# start of Material to process
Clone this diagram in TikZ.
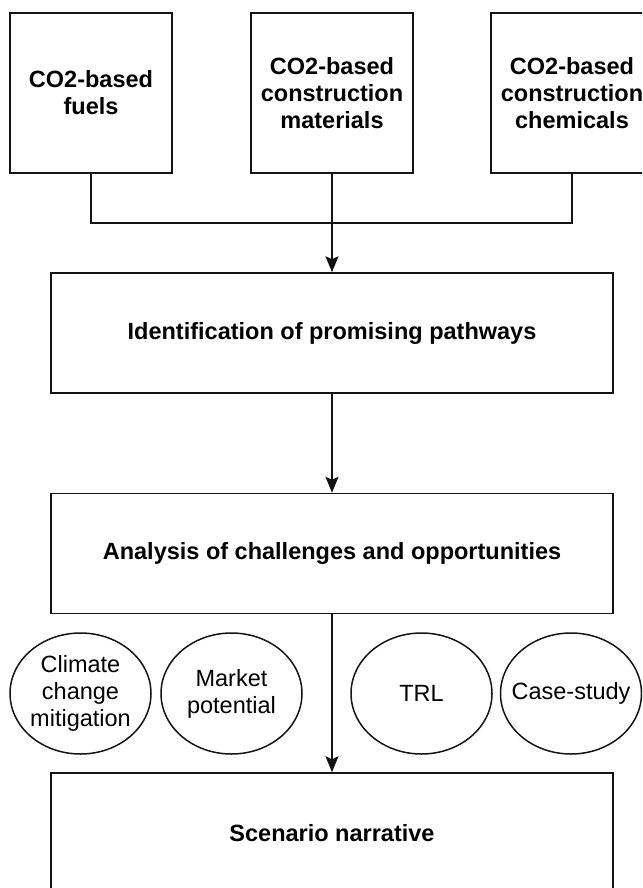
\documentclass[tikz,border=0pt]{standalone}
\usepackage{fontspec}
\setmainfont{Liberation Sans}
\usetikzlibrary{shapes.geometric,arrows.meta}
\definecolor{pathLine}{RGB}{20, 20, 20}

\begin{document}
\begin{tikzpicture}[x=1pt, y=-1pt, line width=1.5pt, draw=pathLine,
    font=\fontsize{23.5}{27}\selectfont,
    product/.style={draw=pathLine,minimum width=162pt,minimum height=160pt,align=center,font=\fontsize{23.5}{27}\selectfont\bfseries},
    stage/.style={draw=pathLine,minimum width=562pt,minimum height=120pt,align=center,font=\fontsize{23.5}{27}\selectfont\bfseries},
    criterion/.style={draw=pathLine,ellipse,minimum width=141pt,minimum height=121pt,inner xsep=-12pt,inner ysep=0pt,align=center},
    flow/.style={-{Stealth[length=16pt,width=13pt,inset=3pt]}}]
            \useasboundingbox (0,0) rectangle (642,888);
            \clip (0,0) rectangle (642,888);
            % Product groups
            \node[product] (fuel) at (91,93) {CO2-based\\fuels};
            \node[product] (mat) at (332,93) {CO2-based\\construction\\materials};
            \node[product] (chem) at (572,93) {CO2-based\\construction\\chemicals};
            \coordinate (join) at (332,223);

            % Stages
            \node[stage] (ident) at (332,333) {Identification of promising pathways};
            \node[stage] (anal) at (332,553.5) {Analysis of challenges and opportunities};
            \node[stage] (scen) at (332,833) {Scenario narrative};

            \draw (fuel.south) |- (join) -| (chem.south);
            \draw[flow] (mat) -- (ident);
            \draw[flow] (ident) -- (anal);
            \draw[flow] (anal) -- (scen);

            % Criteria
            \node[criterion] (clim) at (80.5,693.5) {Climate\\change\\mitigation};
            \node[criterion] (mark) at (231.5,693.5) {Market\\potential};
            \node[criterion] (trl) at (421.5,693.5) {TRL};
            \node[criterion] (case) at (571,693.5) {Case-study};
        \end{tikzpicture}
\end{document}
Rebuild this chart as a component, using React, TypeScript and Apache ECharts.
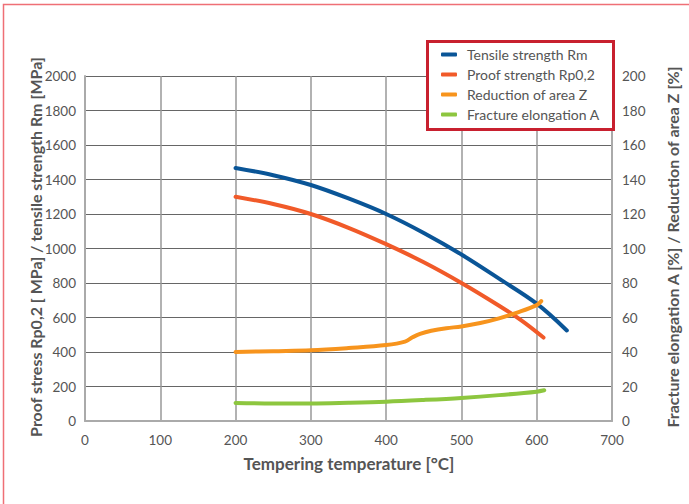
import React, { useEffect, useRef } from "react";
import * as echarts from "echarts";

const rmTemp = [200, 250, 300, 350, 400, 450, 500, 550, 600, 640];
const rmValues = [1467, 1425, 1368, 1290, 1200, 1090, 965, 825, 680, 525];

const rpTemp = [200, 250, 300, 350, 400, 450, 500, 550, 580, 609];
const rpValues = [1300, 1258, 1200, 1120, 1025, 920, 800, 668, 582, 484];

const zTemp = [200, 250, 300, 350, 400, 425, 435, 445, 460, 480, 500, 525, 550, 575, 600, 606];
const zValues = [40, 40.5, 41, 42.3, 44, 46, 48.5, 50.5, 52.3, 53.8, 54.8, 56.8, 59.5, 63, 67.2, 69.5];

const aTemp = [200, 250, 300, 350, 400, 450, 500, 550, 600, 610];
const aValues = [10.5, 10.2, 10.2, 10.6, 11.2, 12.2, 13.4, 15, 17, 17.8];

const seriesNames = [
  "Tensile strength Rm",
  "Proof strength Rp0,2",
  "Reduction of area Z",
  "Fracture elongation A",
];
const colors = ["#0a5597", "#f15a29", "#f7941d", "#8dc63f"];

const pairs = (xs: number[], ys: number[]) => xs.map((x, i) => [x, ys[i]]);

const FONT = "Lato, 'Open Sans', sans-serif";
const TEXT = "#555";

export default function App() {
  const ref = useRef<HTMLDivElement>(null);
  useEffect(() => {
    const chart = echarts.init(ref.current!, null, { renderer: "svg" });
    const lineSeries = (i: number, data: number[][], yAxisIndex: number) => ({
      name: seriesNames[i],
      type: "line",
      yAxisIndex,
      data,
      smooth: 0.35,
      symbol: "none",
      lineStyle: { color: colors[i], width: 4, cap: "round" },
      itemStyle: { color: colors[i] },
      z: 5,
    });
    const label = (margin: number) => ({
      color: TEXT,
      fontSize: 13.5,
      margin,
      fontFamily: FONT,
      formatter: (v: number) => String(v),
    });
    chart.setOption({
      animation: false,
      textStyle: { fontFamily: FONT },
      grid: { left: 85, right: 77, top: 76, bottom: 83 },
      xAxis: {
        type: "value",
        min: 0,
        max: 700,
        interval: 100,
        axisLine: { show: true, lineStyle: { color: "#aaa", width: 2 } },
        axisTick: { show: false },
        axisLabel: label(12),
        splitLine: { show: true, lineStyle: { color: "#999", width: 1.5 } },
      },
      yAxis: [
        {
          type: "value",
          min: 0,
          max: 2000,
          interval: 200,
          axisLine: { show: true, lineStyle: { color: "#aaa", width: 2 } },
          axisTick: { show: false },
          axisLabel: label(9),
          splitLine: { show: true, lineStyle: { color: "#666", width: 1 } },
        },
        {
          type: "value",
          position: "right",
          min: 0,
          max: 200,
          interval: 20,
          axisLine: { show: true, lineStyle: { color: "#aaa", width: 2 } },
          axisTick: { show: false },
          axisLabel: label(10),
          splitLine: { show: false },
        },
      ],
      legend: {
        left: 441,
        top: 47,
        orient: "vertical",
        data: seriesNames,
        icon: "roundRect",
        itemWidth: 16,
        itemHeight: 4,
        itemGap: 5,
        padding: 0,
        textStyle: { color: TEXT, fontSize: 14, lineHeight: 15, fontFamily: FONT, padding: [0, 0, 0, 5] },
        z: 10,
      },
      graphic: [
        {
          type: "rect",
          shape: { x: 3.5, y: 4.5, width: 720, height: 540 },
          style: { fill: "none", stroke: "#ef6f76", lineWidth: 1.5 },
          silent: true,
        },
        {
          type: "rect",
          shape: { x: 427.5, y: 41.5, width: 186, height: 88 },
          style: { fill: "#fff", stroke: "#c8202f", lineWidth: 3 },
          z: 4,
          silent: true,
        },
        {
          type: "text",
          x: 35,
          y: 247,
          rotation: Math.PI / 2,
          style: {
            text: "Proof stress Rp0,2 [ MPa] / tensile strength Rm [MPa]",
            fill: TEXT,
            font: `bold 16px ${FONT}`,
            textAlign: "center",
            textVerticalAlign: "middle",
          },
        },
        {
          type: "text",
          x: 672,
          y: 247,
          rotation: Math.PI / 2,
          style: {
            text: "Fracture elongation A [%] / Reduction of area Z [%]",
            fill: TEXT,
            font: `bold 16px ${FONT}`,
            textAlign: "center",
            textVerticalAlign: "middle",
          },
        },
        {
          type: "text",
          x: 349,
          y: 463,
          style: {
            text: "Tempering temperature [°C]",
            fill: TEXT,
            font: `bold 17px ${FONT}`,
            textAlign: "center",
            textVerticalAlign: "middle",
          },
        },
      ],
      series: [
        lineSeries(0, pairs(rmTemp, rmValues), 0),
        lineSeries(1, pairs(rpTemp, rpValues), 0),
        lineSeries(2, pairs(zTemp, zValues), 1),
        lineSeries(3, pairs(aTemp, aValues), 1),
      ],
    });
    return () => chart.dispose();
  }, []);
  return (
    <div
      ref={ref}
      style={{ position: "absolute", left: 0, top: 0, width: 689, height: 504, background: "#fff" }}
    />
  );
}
# end of Material to process
=== Written problem ===
Identify every line holding the word "React" and copy it out.

=== Full response ===
Rebuild this chart as a component, using React, TypeScript and Apache ECharts.
import React, { useEffect, useRef } from "react";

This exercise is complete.